━━ Source data

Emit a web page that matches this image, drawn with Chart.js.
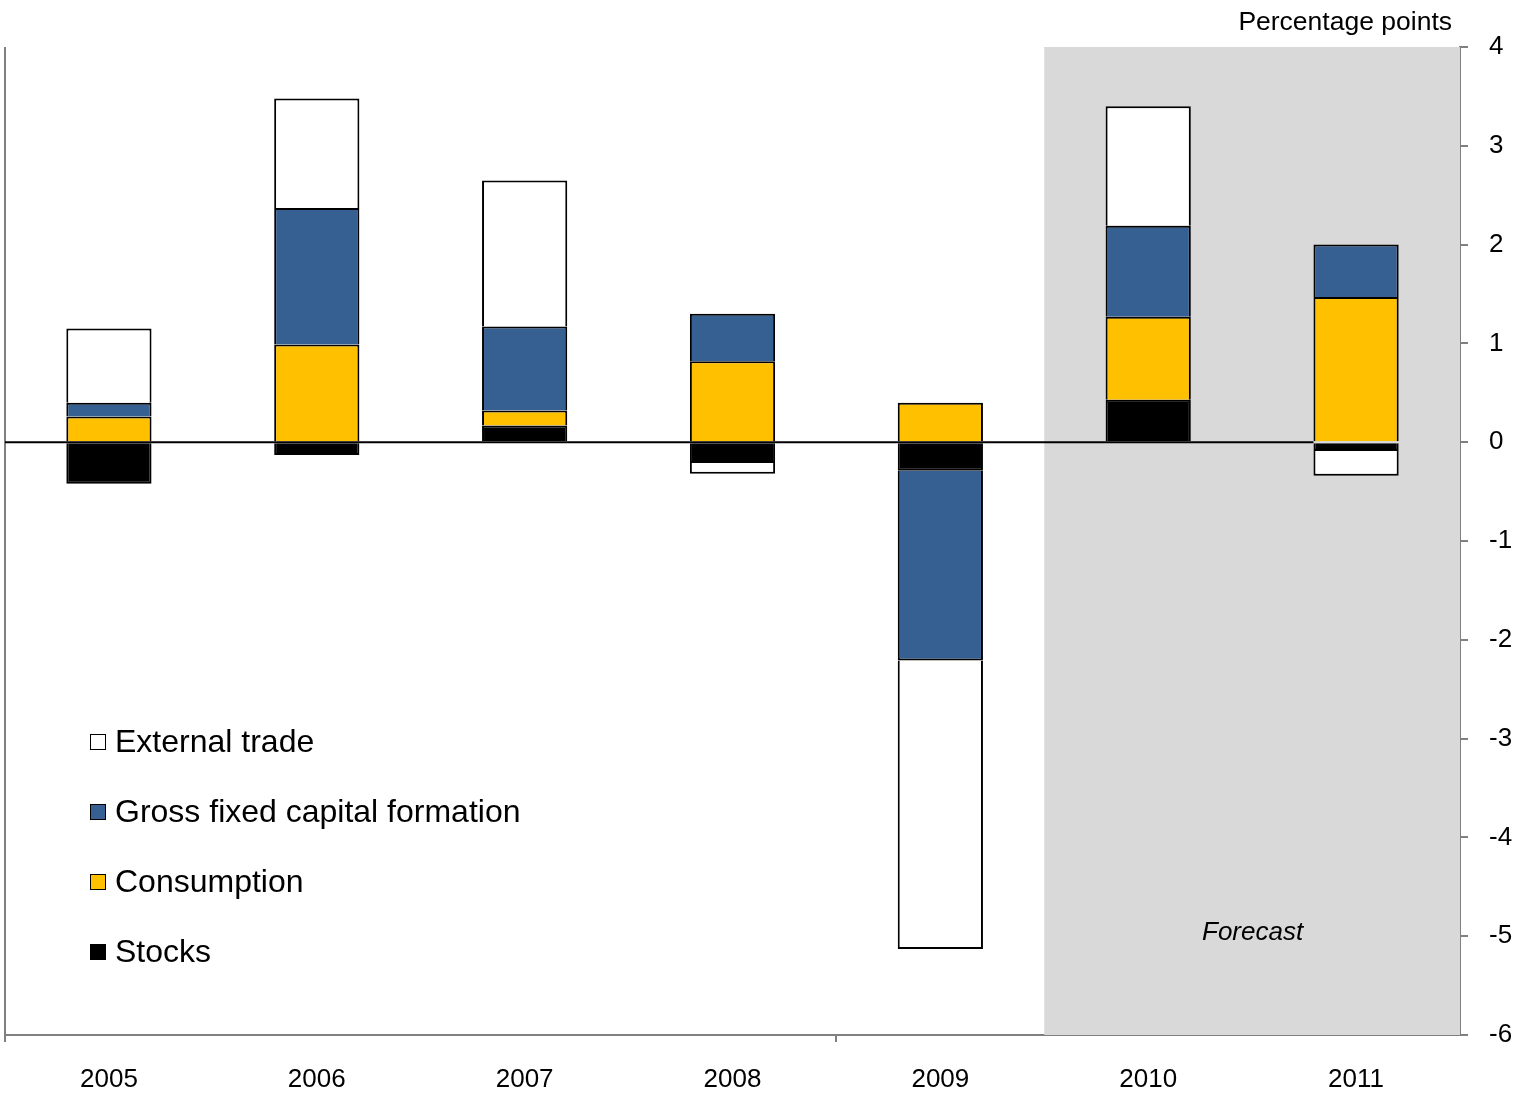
<!DOCTYPE html>
<html>
<head>
<meta charset="utf-8">
<script src="https://cdn.jsdelivr.net/npm/chart.js@4"></script>
<style>
  body { margin: 0; background: #fff; font-family: "Liberation Sans", Arial, sans-serif; }
  #wrap { position: relative; width: 1518px; height: 1095px; }
  #legend { position: absolute; left: 90px; top: 722px; }
  .item { height: 70px; line-height: 38px; font-size: 32px; color: #000; white-space: nowrap; }
  .sw { display: inline-block; width: 14px; height: 14px; border: 1px solid #000; margin-right: 9px; vertical-align: 2px; }
  #unit { position: absolute; right: 66px; top: 6px; font-size: 26.5px; line-height: 30px; }
  #fc { position: absolute; left: 1202px; top: 915px; font-size: 26px; line-height: 32px; font-style: italic; }
</style>
</head>
<body>
<div id="wrap">
  <canvas id="chart1" width="1518" height="1095"></canvas>
  <div id="unit">Percentage points</div>
  <div id="fc">Forecast</div>
  <div id="legend"></div>
</div>
<script>
// categories + series (contributions, percentage points)
var years = ["2005", "2006", "2007", "2008", "2009", "2010", "2011"];
var stocks      = [-0.42, -0.13, 0.17, -0.21, -0.29, 0.43, -0.09];
var consumption = [0.26, 0.99, 0.15, 0.82, 0.40, 0.84, 1.47];
var gfcf        = [0.14, 1.38, 0.85, 0.48, -1.92, 0.92, 0.53];
var extTrade    = [0.75, 1.11, 1.48, -0.11, -2.92, 1.21, -0.25];
var yTicks = [-6, -5, -4, -3, -2, -1, 0, 1, 2, 3, 4];
var forecastFrom = 4.5; // between 2009 and 2010

var font = '"Liberation Sans", Arial, sans-serif';

function ds(label, data, color) {
  return {
    label: label,
    data: data,
    backgroundColor: color,
    borderColor: '#000',
    borderWidth: 2,
    borderSkipped: 'start',
    barPercentage: 0.41,
    categoryPercentage: 1.0
  };
}

// grey forecast band + left axis line + zero line
var extras = {
  id: 'extras',
  beforeDatasetsDraw: function(chart) {
    var c = chart.ctx, a = chart.chartArea, x = chart.scales.x;
    var x0 = x.getPixelForValue(forecastFrom);
    c.save();
    c.fillStyle = '#d9d9d9';
    c.fillRect(x0, a.top, a.right - x0, a.bottom - a.top);
    c.strokeStyle = '#808080';
    c.lineWidth = 2;
    c.beginPath();
    c.moveTo(a.left, a.top);
    c.lineTo(a.left, a.bottom);
    c.stroke();
    c.restore();
  },
  afterDatasetsDraw: function(chart) {
    var c = chart.ctx, a = chart.chartArea, y = chart.scales.y;
    var bars = chart.getDatasetMeta(0).data;
    var last = bars[bars.length - 1];
    var y0 = y.getPixelForValue(0);
    c.save();
    c.strokeStyle = '#000';
    c.lineWidth = 2;
    c.beginPath();
    c.moveTo(a.left, y0);
    c.lineTo(last.x - last.width / 2, y0);
    c.stroke();
    c.restore();
  }
};

var configg = {
  type: 'bar',
  data: {
    labels: years,
    datasets: [
      ds('Stocks', stocks, '#000000'),
      ds('Consumption', consumption, '#ffc000'),
      ds('Gross fixed capital formation', gfcf, '#366092'),
      ds('External trade', extTrade, '#ffffff')
    ]
  },
  options: {
    responsive: false,
    animation: false,
    layout: { padding: { left: 5, top: 47, right: 0, bottom: 0 } },
    plugins: { legend: { display: false }, tooltip: { enabled: false } },
    scales: {
      x: {
        stacked: true,
        afterFit: function(s) { s.height = 60; },
        grid: {
          offset: true,
          drawOnChartArea: false,
          tickLength: 7,
          lineWidth: 2,
          color: function(ctx) { return (ctx.index === 0 || ctx.index === 4) ? '#808080' : 'rgba(0,0,0,0)'; }
        },
        border: { display: true, color: '#808080', width: 2 },
        ticks: { color: '#000', font: { family: font, size: 26 }, padding: 22, maxRotation: 0 }
      },
      y: {
        stacked: true,
        position: 'right',
        min: -6,
        max: 4,
        afterFit: function(s) { s.width = 58; },
        afterBuildTicks: function(s) { s.ticks = yTicks.map(function(v) { return { value: v }; }); },
        grid: { drawOnChartArea: false, tickLength: 8, lineWidth: 2, color: '#808080' },
        border: { display: true, color: '#808080', width: 2 },
        ticks: { color: '#000', font: { family: font, size: 26 }, padding: 21 }
      }
    }
  },
  plugins: [extras]
};

var ctx1 = document.getElementById('chart1');
document.myBars = new Chart(ctx1, configg);

// legend, top entry = last dataset
var legend = document.getElementById('legend');
configg.data.datasets.slice().reverse().forEach(function(d) {
  var row = document.createElement('div');
  row.className = 'item';
  var sw = document.createElement('span');
  sw.className = 'sw';
  sw.style.background = d.backgroundColor;
  row.appendChild(sw);
  row.appendChild(document.createTextNode(d.label));
  legend.appendChild(row);
});
</script>
</body>
</html>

━━━━

Problem details: Keep the pictures out of the copy and write out the data exactly as it stands.

Response for this exercise:
Emit a web page that matches this image, drawn with Chart.js.
<!DOCTYPE html>
<html>
<head>
<meta charset="utf-8">
<script src="https://cdn.jsdelivr.net/npm/chart.js@4"></script>
<style>
  body { margin: 0; background: #fff; font-family: "Liberation Sans", Arial, sans-serif; }
  #wrap { position: relative; width: 1518px; height: 1095px; }
  #legend { position: absolute; left: 90px; top: 722px; }
  .item { height: 70px; line-height: 38px; font-size: 32px; color: #000; white-space: nowrap; }
  .sw { display: inline-block; width: 14px; height: 14px; border: 1px solid #000; margin-right: 9px; vertical-align: 2px; }
  #unit { position: absolute; right: 66px; top: 6px; font-size: 26.5px; line-height: 30px; }
  #fc { position: absolute; left: 1202px; top: 915px; font-size: 26px; line-height: 32px; font-style: italic; }
</style>
</head>
<body>
<div id="wrap">
  <canvas id="chart1" width="1518" height="1095"></canvas>
  <div id="unit">Percentage points</div>
  <div id="fc">Forecast</div>
  <div id="legend"></div>
</div>
<script>
// categories + series (contributions, percentage points)
var years = ["2005", "2006", "2007", "2008", "2009", "2010", "2011"];
var stocks      = [-0.42, -0.13, 0.17, -0.21, -0.29, 0.43, -0.09];
var consumption = [0.26, 0.99, 0.15, 0.82, 0.40, 0.84, 1.47];
var gfcf        = [0.14, 1.38, 0.85, 0.48, -1.92, 0.92, 0.53];
var extTrade    = [0.75, 1.11, 1.48, -0.11, -2.92, 1.21, -0.25];
var yTicks = [-6, -5, -4, -3, -2, -1, 0, 1, 2, 3, 4];
var forecastFrom = 4.5; // between 2009 and 2010

var font = '"Liberation Sans", Arial, sans-serif';

function ds(label, data, color) {
  return {
    label: label,
    data: data,
    backgroundColor: color,
    borderColor: '#000',
    borderWidth: 2,
    borderSkipped: 'start',
    barPercentage: 0.41,
    categoryPercentage: 1.0
  };
}

// grey forecast band + left axis line + zero line
var extras = {
  id: 'extras',
  beforeDatasetsDraw: function(chart) {
    var c = chart.ctx, a = chart.chartArea, x = chart.scales.x;
    var x0 = x.getPixelForValue(forecastFrom);
    c.save();
    c.fillStyle = '#d9d9d9';
    c.fillRect(x0, a.top, a.right - x0, a.bottom - a.top);
    c.strokeStyle = '#808080';
    c.lineWidth = 2;
    c.beginPath();
    c.moveTo(a.left, a.top);
    c.lineTo(a.left, a.bottom);
    c.stroke();
    c.restore();
  },
  afterDatasetsDraw: function(chart) {
    var c = chart.ctx, a = chart.chartArea, y = chart.scales.y;
    var bars = chart.getDatasetMeta(0).data;
    var last = bars[bars.length - 1];
    var y0 = y.getPixelForValue(0);
    c.save();
    c.strokeStyle = '#000';
    c.lineWidth = 2;
    c.beginPath();
    c.moveTo(a.left, y0);
    c.lineTo(last.x - last.width / 2, y0);
    c.stroke();
    c.restore();
  }
};

var configg = {
  type: 'bar',
  data: {
    labels: years,
    datasets: [
      ds('Stocks', stocks, '#000000'),
      ds('Consumption', consumption, '#ffc000'),
      ds('Gross fixed capital formation', gfcf, '#366092'),
      ds('External trade', extTrade, '#ffffff')
    ]
  },
  options: {
    responsive: false,
    animation: false,
    layout: { padding: { left: 5, top: 47, right: 0, bottom: 0 } },
    plugins: { legend: { display: false }, tooltip: { enabled: false } },
    scales: {
      x: {
        stacked: true,
        afterFit: function(s) { s.height = 60; },
        grid: {
          offset: true,
          drawOnChartArea: false,
          tickLength: 7,
          lineWidth: 2,
          color: function(ctx) { return (ctx.index === 0 || ctx.index === 4) ? '#808080' : 'rgba(0,0,0,0)'; }
        },
        border: { display: true, color: '#808080', width: 2 },
        ticks: { color: '#000', font: { family: font, size: 26 }, padding: 22, maxRotation: 0 }
      },
      y: {
        stacked: true,
        position: 'right',
        min: -6,
        max: 4,
        afterFit: function(s) { s.width = 58; },
        afterBuildTicks: function(s) { s.ticks = yTicks.map(function(v) { return { value: v }; }); },
        grid: { drawOnChartArea: false, tickLength: 8, lineWidth: 2, color: '#808080' },
        border: { display: true, color: '#808080', width: 2 },
        ticks: { color: '#000', font: { family: font, size: 26 }, padding: 21 }
      }
    }
  },
  plugins: [extras]
};

var ctx1 = document.getElementById('chart1');
document.myBars = new Chart(ctx1, configg);

// legend, top entry = last dataset
var legend = document.getElementById('legend');
configg.data.datasets.slice().reverse().forEach(function(d) {
  var row = document.createElement('div');
  row.className = 'item';
  var sw = document.createElement('span');
  sw.className = 'sw';
  sw.style.background = d.backgroundColor;
  row.appendChild(sw);
  row.appendChild(document.createTextNode(d.label));
  legend.appendChild(row);
});
</script>
</body>
</html>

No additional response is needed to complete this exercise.